## Given task
Extract each line of the data and write it out again exactly.

## Data extract
_ _ _

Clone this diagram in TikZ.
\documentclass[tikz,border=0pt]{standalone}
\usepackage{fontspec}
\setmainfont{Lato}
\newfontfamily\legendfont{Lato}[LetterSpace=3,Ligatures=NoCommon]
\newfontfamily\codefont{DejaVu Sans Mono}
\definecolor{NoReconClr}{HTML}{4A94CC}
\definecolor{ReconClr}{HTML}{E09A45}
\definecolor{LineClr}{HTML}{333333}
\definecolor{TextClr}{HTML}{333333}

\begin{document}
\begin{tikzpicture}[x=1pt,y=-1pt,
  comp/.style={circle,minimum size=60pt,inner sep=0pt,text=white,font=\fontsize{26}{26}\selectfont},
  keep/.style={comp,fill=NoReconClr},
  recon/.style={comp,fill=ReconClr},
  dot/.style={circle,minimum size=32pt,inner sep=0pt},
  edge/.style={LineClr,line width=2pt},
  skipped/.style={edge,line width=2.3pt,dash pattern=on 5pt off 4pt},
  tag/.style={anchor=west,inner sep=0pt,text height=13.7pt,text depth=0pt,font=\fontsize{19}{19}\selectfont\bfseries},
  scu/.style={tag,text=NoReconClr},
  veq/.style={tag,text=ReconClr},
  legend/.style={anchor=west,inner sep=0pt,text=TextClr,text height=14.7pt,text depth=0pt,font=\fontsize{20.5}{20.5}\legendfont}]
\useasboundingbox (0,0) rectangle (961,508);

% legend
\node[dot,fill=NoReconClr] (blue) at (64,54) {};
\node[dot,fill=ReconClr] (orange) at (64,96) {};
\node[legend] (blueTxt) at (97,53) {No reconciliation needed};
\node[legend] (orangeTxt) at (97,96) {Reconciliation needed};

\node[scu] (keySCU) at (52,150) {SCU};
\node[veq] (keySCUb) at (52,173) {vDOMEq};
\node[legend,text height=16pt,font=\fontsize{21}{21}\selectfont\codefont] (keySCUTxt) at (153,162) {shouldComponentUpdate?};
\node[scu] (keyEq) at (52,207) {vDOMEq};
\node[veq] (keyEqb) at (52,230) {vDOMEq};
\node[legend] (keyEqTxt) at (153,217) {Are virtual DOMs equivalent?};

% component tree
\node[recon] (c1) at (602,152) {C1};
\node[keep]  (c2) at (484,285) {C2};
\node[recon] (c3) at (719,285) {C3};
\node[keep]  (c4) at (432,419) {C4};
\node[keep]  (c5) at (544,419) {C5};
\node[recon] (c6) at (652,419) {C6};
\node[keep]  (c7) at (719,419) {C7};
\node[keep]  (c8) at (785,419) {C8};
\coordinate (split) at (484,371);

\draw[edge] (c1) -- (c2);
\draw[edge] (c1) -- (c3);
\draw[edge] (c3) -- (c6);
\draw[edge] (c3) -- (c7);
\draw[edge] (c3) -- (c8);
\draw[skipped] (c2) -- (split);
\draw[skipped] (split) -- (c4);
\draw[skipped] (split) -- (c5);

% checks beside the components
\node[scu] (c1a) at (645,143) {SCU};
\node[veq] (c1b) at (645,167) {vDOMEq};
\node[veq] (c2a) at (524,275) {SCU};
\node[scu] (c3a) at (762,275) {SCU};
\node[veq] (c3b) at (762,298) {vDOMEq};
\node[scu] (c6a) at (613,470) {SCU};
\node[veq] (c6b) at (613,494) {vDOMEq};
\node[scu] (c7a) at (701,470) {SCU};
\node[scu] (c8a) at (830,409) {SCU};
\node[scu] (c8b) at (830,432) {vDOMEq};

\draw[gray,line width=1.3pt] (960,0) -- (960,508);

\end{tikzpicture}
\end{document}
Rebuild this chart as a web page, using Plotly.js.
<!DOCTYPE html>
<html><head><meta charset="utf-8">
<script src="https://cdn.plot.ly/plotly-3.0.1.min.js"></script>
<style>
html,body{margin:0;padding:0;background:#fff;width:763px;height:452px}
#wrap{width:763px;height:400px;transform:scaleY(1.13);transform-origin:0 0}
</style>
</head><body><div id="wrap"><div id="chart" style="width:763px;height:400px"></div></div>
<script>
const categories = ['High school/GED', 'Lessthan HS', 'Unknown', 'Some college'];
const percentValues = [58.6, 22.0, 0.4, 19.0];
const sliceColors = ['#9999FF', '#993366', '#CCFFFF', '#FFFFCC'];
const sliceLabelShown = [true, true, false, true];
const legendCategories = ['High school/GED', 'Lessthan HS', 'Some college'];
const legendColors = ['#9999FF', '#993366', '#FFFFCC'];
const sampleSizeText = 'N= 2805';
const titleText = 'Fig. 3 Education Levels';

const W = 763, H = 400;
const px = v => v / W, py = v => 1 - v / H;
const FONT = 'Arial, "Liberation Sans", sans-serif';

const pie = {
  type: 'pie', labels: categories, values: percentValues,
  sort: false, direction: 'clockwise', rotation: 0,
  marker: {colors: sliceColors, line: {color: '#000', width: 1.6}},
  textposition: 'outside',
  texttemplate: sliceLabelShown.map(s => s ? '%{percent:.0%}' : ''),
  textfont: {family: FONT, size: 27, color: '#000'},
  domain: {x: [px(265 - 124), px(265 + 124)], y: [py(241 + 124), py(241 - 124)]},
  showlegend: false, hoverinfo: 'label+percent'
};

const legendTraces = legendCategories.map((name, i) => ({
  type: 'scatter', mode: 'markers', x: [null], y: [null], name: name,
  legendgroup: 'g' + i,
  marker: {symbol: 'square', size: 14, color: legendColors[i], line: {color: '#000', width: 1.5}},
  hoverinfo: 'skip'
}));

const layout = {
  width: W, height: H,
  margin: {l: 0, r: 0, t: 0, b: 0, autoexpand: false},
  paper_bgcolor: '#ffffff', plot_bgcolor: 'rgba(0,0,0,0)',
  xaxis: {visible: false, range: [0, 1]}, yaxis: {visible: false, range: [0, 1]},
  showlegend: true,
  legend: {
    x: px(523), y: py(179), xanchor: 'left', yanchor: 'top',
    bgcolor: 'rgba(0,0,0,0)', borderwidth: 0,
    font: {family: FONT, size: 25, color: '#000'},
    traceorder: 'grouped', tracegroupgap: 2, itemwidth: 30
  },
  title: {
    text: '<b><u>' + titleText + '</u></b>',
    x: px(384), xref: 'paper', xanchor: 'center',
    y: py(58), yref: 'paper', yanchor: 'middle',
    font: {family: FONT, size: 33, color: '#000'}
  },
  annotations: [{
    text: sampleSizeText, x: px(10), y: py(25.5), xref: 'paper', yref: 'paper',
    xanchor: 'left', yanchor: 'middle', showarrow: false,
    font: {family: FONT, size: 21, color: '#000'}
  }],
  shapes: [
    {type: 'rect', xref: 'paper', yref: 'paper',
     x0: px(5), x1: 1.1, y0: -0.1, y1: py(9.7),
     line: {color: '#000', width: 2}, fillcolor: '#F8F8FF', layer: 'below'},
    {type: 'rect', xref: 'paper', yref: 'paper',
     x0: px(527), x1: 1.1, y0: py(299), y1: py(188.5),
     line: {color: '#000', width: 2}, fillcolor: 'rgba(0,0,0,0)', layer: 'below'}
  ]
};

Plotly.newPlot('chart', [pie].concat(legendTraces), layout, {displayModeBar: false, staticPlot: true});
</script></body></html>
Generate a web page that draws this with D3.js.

_ _ _

## Solution to this problem
Clone this diagram in TikZ.
\documentclass[tikz,border=0pt]{standalone}
\usepackage{fontspec}
\setmainfont{Lato}
\newfontfamily\legendfont{Lato}[LetterSpace=3,Ligatures=NoCommon]
\newfontfamily\codefont{DejaVu Sans Mono}
\definecolor{NoReconClr}{HTML}{4A94CC}
\definecolor{ReconClr}{HTML}{E09A45}
\definecolor{LineClr}{HTML}{333333}
\definecolor{TextClr}{HTML}{333333}

\begin{document}
\begin{tikzpicture}[x=1pt,y=-1pt,
  comp/.style={circle,minimum size=60pt,inner sep=0pt,text=white,font=\fontsize{26}{26}\selectfont},
  keep/.style={comp,fill=NoReconClr},
  recon/.style={comp,fill=ReconClr},
  dot/.style={circle,minimum size=32pt,inner sep=0pt},
  edge/.style={LineClr,line width=2pt},
  skipped/.style={edge,line width=2.3pt,dash pattern=on 5pt off 4pt},
  tag/.style={anchor=west,inner sep=0pt,text height=13.7pt,text depth=0pt,font=\fontsize{19}{19}\selectfont\bfseries},
  scu/.style={tag,text=NoReconClr},
  veq/.style={tag,text=ReconClr},
  legend/.style={anchor=west,inner sep=0pt,text=TextClr,text height=14.7pt,text depth=0pt,font=\fontsize{20.5}{20.5}\legendfont}]
\useasboundingbox (0,0) rectangle (961,508);

% legend
\node[dot,fill=NoReconClr] (blue) at (64,54) {};
\node[dot,fill=ReconClr] (orange) at (64,96) {};
\node[legend] (blueTxt) at (97,53) {No reconciliation needed};
\node[legend] (orangeTxt) at (97,96) {Reconciliation needed};

\node[scu] (keySCU) at (52,150) {SCU};
\node[veq] (keySCUb) at (52,173) {vDOMEq};
\node[legend,text height=16pt,font=\fontsize{21}{21}\selectfont\codefont] (keySCUTxt) at (153,162) {shouldComponentUpdate?};
\node[scu] (keyEq) at (52,207) {vDOMEq};
\node[veq] (keyEqb) at (52,230) {vDOMEq};
\node[legend] (keyEqTxt) at (153,217) {Are virtual DOMs equivalent?};

% component tree
\node[recon] (c1) at (602,152) {C1};
\node[keep]  (c2) at (484,285) {C2};
\node[recon] (c3) at (719,285) {C3};
\node[keep]  (c4) at (432,419) {C4};
\node[keep]  (c5) at (544,419) {C5};
\node[recon] (c6) at (652,419) {C6};
\node[keep]  (c7) at (719,419) {C7};
\node[keep]  (c8) at (785,419) {C8};
\coordinate (split) at (484,371);

\draw[edge] (c1) -- (c2);
\draw[edge] (c1) -- (c3);
\draw[edge] (c3) -- (c6);
\draw[edge] (c3) -- (c7);
\draw[edge] (c3) -- (c8);
\draw[skipped] (c2) -- (split);
\draw[skipped] (split) -- (c4);
\draw[skipped] (split) -- (c5);

% checks beside the components
\node[scu] (c1a) at (645,143) {SCU};
\node[veq] (c1b) at (645,167) {vDOMEq};
\node[veq] (c2a) at (524,275) {SCU};
\node[scu] (c3a) at (762,275) {SCU};
\node[veq] (c3b) at (762,298) {vDOMEq};
\node[scu] (c6a) at (613,470) {SCU};
\node[veq] (c6b) at (613,494) {vDOMEq};
\node[scu] (c7a) at (701,470) {SCU};
\node[scu] (c8a) at (830,409) {SCU};
\node[scu] (c8b) at (830,432) {vDOMEq};

\draw[gray,line width=1.3pt] (960,0) -- (960,508);

\end{tikzpicture}
\end{document}
Rebuild this chart as a web page, using Plotly.js.
<!DOCTYPE html>
<html><head><meta charset="utf-8">
<script src="https://cdn.plot.ly/plotly-3.0.1.min.js"></script>
<style>
html,body{margin:0;padding:0;background:#fff;width:763px;height:452px}
#wrap{width:763px;height:400px;transform:scaleY(1.13);transform-origin:0 0}
</style>
</head><body><div id="wrap"><div id="chart" style="width:763px;height:400px"></div></div>
<script>
const categories = ['High school/GED', 'Lessthan HS', 'Unknown', 'Some college'];
const percentValues = [58.6, 22.0, 0.4, 19.0];
const sliceColors = ['#9999FF', '#993366', '#CCFFFF', '#FFFFCC'];
const sliceLabelShown = [true, true, false, true];
const legendCategories = ['High school/GED', 'Lessthan HS', 'Some college'];
const legendColors = ['#9999FF', '#993366', '#FFFFCC'];
const sampleSizeText = 'N= 2805';
const titleText = 'Fig. 3 Education Levels';

const W = 763, H = 400;
const px = v => v / W, py = v => 1 - v / H;
const FONT = 'Arial, "Liberation Sans", sans-serif';

const pie = {
  type: 'pie', labels: categories, values: percentValues,
  sort: false, direction: 'clockwise', rotation: 0,
  marker: {colors: sliceColors, line: {color: '#000', width: 1.6}},
  textposition: 'outside',
  texttemplate: sliceLabelShown.map(s => s ? '%{percent:.0%}' : ''),
  textfont: {family: FONT, size: 27, color: '#000'},
  domain: {x: [px(265 - 124), px(265 + 124)], y: [py(241 + 124), py(241 - 124)]},
  showlegend: false, hoverinfo: 'label+percent'
};

const legendTraces = legendCategories.map((name, i) => ({
  type: 'scatter', mode: 'markers', x: [null], y: [null], name: name,
  legendgroup: 'g' + i,
  marker: {symbol: 'square', size: 14, color: legendColors[i], line: {color: '#000', width: 1.5}},
  hoverinfo: 'skip'
}));

const layout = {
  width: W, height: H,
  margin: {l: 0, r: 0, t: 0, b: 0, autoexpand: false},
  paper_bgcolor: '#ffffff', plot_bgcolor: 'rgba(0,0,0,0)',
  xaxis: {visible: false, range: [0, 1]}, yaxis: {visible: false, range: [0, 1]},
  showlegend: true,
  legend: {
    x: px(523), y: py(179), xanchor: 'left', yanchor: 'top',
    bgcolor: 'rgba(0,0,0,0)', borderwidth: 0,
    font: {family: FONT, size: 25, color: '#000'},
    traceorder: 'grouped', tracegroupgap: 2, itemwidth: 30
  },
  title: {
    text: '<b><u>' + titleText + '</u></b>',
    x: px(384), xref: 'paper', xanchor: 'center',
    y: py(58), yref: 'paper', yanchor: 'middle',
    font: {family: FONT, size: 33, color: '#000'}
  },
  annotations: [{
    text: sampleSizeText, x: px(10), y: py(25.5), xref: 'paper', yref: 'paper',
    xanchor: 'left', yanchor: 'middle', showarrow: false,
    font: {family: FONT, size: 21, color: '#000'}
  }],
  shapes: [
    {type: 'rect', xref: 'paper', yref: 'paper',
     x0: px(5), x1: 1.1, y0: -0.1, y1: py(9.7),
     line: {color: '#000', width: 2}, fillcolor: '#F8F8FF', layer: 'below'},
    {type: 'rect', xref: 'paper', yref: 'paper',
     x0: px(527), x1: 1.1, y0: py(299), y1: py(188.5),
     line: {color: '#000', width: 2}, fillcolor: 'rgba(0,0,0,0)', layer: 'below'}
  ]
};

Plotly.newPlot('chart', [pie].concat(legendTraces), layout, {displayModeBar: false, staticPlot: true});
</script></body></html>
Generate a web page that draws this with D3.js.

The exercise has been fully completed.